Executive members from November 1957 to August 1958 included:
- Nnamdi Azikiwe, National President and President of the Senate (Igbo, Methodist)
- J. O. Fadahunsi, First National Vice-president (Yoruba, Protestant)
- Eyo Ita, First National Deputy President (Ibibio-Efik Man, First Nigerian Professor)
- Raymond Njoku, Second National Vice-president (Igbo, Catholic)
- F. S. McEwen, National Secretary (Sierra Leone Creole of West Indian ancestry, Protestant)
- Festus Okotie-Eboh, National Treasurer, Federal Minister of Finance (Warri, Protestant)
- A. K. Blankson, National Auditor (Ghanaian, Protestant)
- Dennis Osadebay, National Legal Adviser (Igbo, Protestant)
- T. O. S. Benson, National Financial Secretary, Federal Minister of Information (Yoruba, Protestant)

==Post-independence==

After Nigeria's independence, Azikiwe was Governor-General (1960–1963) and President (1963–1966). Dr. M.I.Okpara succeeded Azikiwe as Premier of Eastern Nigeria from 1959 to 1966. In 1966, a military coup ended Azikiwe's term as president, and the NCNC dissolved in the following turmoil.

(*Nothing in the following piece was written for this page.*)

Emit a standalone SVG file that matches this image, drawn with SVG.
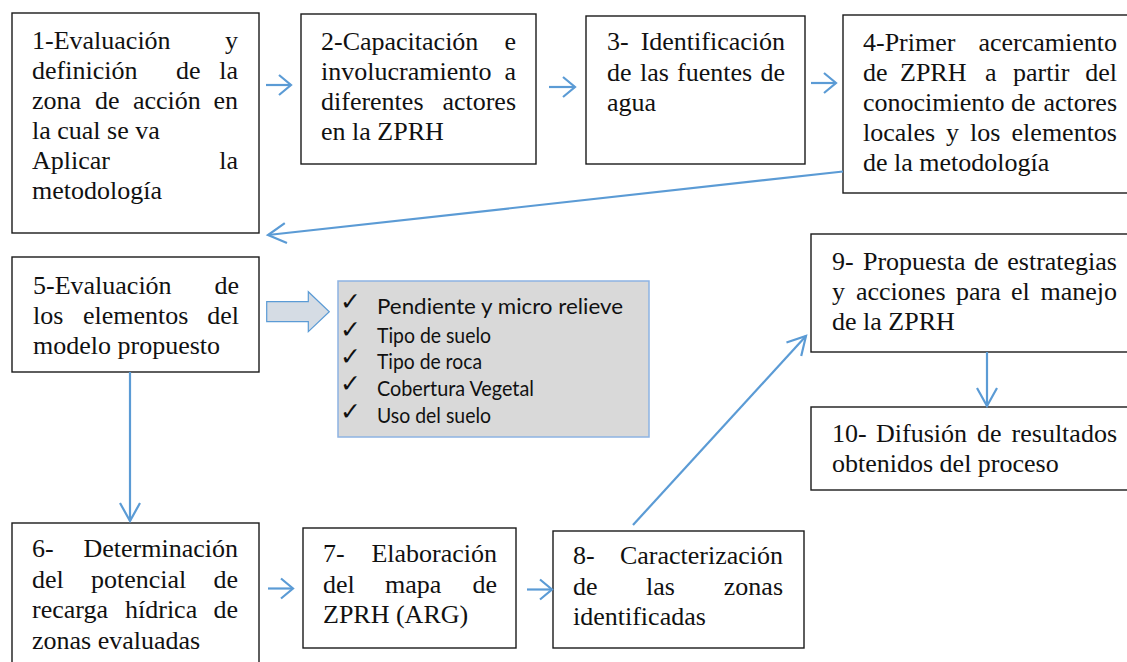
<svg xmlns="http://www.w3.org/2000/svg" width="1127" height="662" viewBox="0 0 1127 662">
<style>
.box{fill:#ffffff;stroke:#1a1a1a;stroke-width:1.4}
.t{font-family:"Liberation Serif","Times New Roman",serif;font-size:26px;fill:#111111}
.e{text-anchor:end}
.conn{stroke:#5b9bd5;stroke-width:2.2;fill:none}
.li{font-family:Lato,"Liberation Sans",sans-serif;font-size:21px;fill:#111111}
.ck{font-family:"DejaVu Sans",sans-serif;font-size:25px;fill:#111111}
</style>
<defs>
<marker id="arr" markerUnits="userSpaceOnUse" markerWidth="30" markerHeight="30" refX="0" refY="0" viewBox="-15 -15 30 30" orient="auto"><path d="M-12,-10 L0,0 L-12,10" fill="none" stroke="#5b9bd5" stroke-width="2.2"/></marker>
<marker id="arrL" markerUnits="userSpaceOnUse" markerWidth="40" markerHeight="40" refX="0" refY="0" viewBox="-20 -20 40 40" orient="auto"><path d="M-18,-10 L0,0 L-18,10" fill="none" stroke="#5b9bd5" stroke-width="2.2"/></marker>
</defs>
<rect width="1127" height="662" fill="#ffffff"/>

<g id="n1">
<rect class="box" x="12" y="13" width="247" height="220"/>
<text class="t" x="32" y="49">1-Evaluación</text><text class="t e" x="238" y="49">y</text>
<text class="t" x="32" y="79">definición</text><text class="t" x="176" y="79">de</text><text class="t e" x="238" y="79">la</text>
<text class="t" x="32" y="109">zona</text><text class="t" x="95" y="109">de</text><text class="t" x="133" y="109">acción</text><text class="t e" x="238" y="109">en</text>
<text class="t" x="32" y="139">la cual se va</text>
<text class="t" x="32" y="169">Aplicar</text><text class="t e" x="238" y="169">la</text>
<text class="t" x="32" y="199">metodología</text>
</g>

<g id="n2">
<rect class="box" x="301" y="14" width="235" height="150"/>
<text class="t" x="321" y="50">2-Capacitación</text><text class="t e" x="516" y="50">e</text>
<text class="t" x="321" y="80">involucramiento</text><text class="t e" x="516" y="80">a</text>
<text class="t" x="321" y="110">diferentes</text><text class="t e" x="516" y="110">actores</text>
<text class="t" x="321" y="140">en la ZPRH</text>
</g>

<g id="n3">
<rect class="box" x="586" y="16" width="219" height="148"/>
<text class="t" x="607" y="50">3-</text><text class="t e" x="785" y="50">Identificación</text>
<text class="t" x="607" y="81">de</text><text class="t" x="640" y="81">las</text><text class="t" x="677" y="81">fuentes</text><text class="t e" x="785" y="81">de</text>
<text class="t" x="607" y="111">agua</text>
</g>

<g id="n4">
<rect class="box" x="843" y="15" width="300" height="178"/>
<text class="t" x="863" y="51">4-Primer</text><text class="t e" x="1117" y="51">acercamiento</text>
<text class="t" x="863" y="81">de</text><text class="t" x="900" y="81">ZPRH</text><text class="t" x="985" y="81">a</text><text class="t" x="1013" y="81">partir</text><text class="t e" x="1117" y="81">del</text>
<text class="t" x="863" y="111">conocimiento</text><text class="t" x="1011" y="111">de</text><text class="t e" x="1117" y="111">actores</text>
<text class="t" x="863" y="141">locales</text><text class="t" x="946" y="141">y</text><text class="t" x="970" y="141">los</text><text class="t e" x="1117" y="141">elementos</text>
<text class="t" x="863" y="171">de la metodología</text>
</g>

<g id="n5">
<rect class="box" x="12" y="257" width="247" height="115"/>
<text class="t" x="33" y="294">5-Evaluación</text><text class="t e" x="239" y="294">de</text>
<text class="t" x="33" y="324">los</text><text class="t" x="83" y="324">elementos</text><text class="t e" x="239" y="324">del</text>
<text class="t" x="33" y="354">modelo propuesto</text>
</g>

<g id="list">
<path d="M266.7,301.7 H308.3 V291.7 L329.3,311.7 L308.3,331.7 V321.7 H266.7 Z" fill="#d5dce4" stroke="#5b9bd5" stroke-width="1.2"/>
<rect x="338" y="281" width="311" height="156" fill="#d9d9d9" stroke="#8db3e2" stroke-width="1.5"/>
<text class="ck" x="340" y="310">✓</text><text class="li" x="377" y="314" font-size="24" textLength="246" lengthAdjust="spacingAndGlyphs">Pendiente y micro relieve</text>
<text class="ck" x="340" y="338">✓</text><text class="li" x="377" y="342.5" textLength="114" lengthAdjust="spacingAndGlyphs">Tipo de suelo</text>
<text class="ck" x="340" y="365">✓</text><text class="li" x="377" y="369" textLength="105" lengthAdjust="spacingAndGlyphs">Tipo de roca</text>
<text class="ck" x="340" y="392">✓</text><text class="li" x="377" y="396" textLength="157" lengthAdjust="spacingAndGlyphs">Cobertura Vegetal</text>
<text class="ck" x="340" y="420">✓</text><text class="li" x="377" y="422.5" textLength="114" lengthAdjust="spacingAndGlyphs">Uso del suelo</text>
</g>

<g id="n6">
<rect class="box" x="12" y="523" width="247" height="160"/>
<text class="t" x="32" y="557">6-</text><text class="t e" x="238" y="557">Determinación</text>
<text class="t" x="32" y="588">del</text><text class="t" x="91" y="588">potencial</text><text class="t e" x="238" y="588">de</text>
<text class="t" x="32" y="618">recarga</text><text class="t" x="125" y="618">hídrica</text><text class="t e" x="238" y="618">de</text>
<text class="t" x="32" y="649">zonas evaluadas</text>
</g>

<g id="n7">
<rect class="box" x="303" y="528" width="213" height="120"/>
<text class="t" x="323" y="562">7-</text><text class="t e" x="497" y="562">Elaboración</text>
<text class="t" x="323" y="593">del</text><text class="t" x="385" y="593">mapa</text><text class="t e" x="497" y="593">de</text>
<text class="t" x="323" y="623">ZPRH (ARG)</text>
</g>

<g id="n8">
<rect class="box" x="553" y="531" width="251" height="117"/>
<text class="t" x="573" y="564">8-</text><text class="t e" x="783" y="564">Caracterización</text>
<text class="t" x="573" y="595">de</text><text class="t" x="646" y="595">las</text><text class="t e" x="783" y="595">zonas</text>
<text class="t" x="573" y="625">identificadas</text>
</g>

<g id="n9">
<rect class="box" x="811" y="234" width="330" height="118"/>
<text class="t" x="832" y="270">9-</text><text class="t" x="863" y="270">Propuesta</text><text class="t" x="974" y="270">de</text><text class="t e" x="1117" y="270">estrategias</text>
<text class="t" x="832" y="300">y</text><text class="t" x="856" y="300">acciones</text><text class="t" x="956" y="300">para</text><text class="t" x="1011" y="300">el</text><text class="t e" x="1117" y="300">manejo</text>
<text class="t" x="832" y="330">de la ZPRH</text>
</g>

<g id="n10">
<rect class="box" x="811" y="407" width="330" height="83"/>
<text class="t" x="832" y="442">10-</text><text class="t" x="876" y="442">Difusión</text><text class="t" x="977" y="442">de</text><text class="t e" x="1117" y="442">resultados</text>
<text class="t" x="832" y="472">obtenidos del proceso</text>
</g>

<g id="connectors">
<line class="conn" x1="266" y1="85" x2="291" y2="85" marker-end="url(#arr)"/>
<line class="conn" x1="549" y1="87" x2="575" y2="87" marker-end="url(#arr)"/>
<line class="conn" x1="811" y1="83" x2="836" y2="83" marker-end="url(#arr)"/>
<line class="conn" x1="843" y1="171.5" x2="268" y2="235" marker-end="url(#arrL)"/>
<line class="conn" x1="130" y1="372" x2="130" y2="521" marker-end="url(#arrL)"/>
<line class="conn" x1="268" y1="588.5" x2="293" y2="588.5" marker-end="url(#arr)"/>
<line class="conn" x1="527" y1="589.5" x2="552" y2="589.5" marker-end="url(#arr)"/>
<line class="conn" x1="633" y1="525" x2="806" y2="336" marker-end="url(#arrL)"/>
<line class="conn" x1="987" y1="352" x2="987" y2="406" marker-end="url(#arrL)"/>
</g>
</svg>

By the late 1940s, the remnant of the Nigerian Youth Movement, now effectively a Western Nigeria political organisation, had decided to support the Action Group accusing the NCNC of ethnic imperialism. However, the Western opposition needed to tactically rev up local sentiments as its base was made up of local elites who depended little on nationalistic sentiment but on the local economic and political activity in their various towns and cities. During the Biafran war of secession, Azikiwe became a spokesman for the republic and an adviser to its leader, Chukwuemeka Odumegwu Ojukwu, before switching allegiance back to Nigeria and publicly appealing to Ojukwu to end the war. Azikiwe became chairman of the Nigerian People's Party in 1978, making unsuccessful bids for the presidency in 1979 and again in 1983.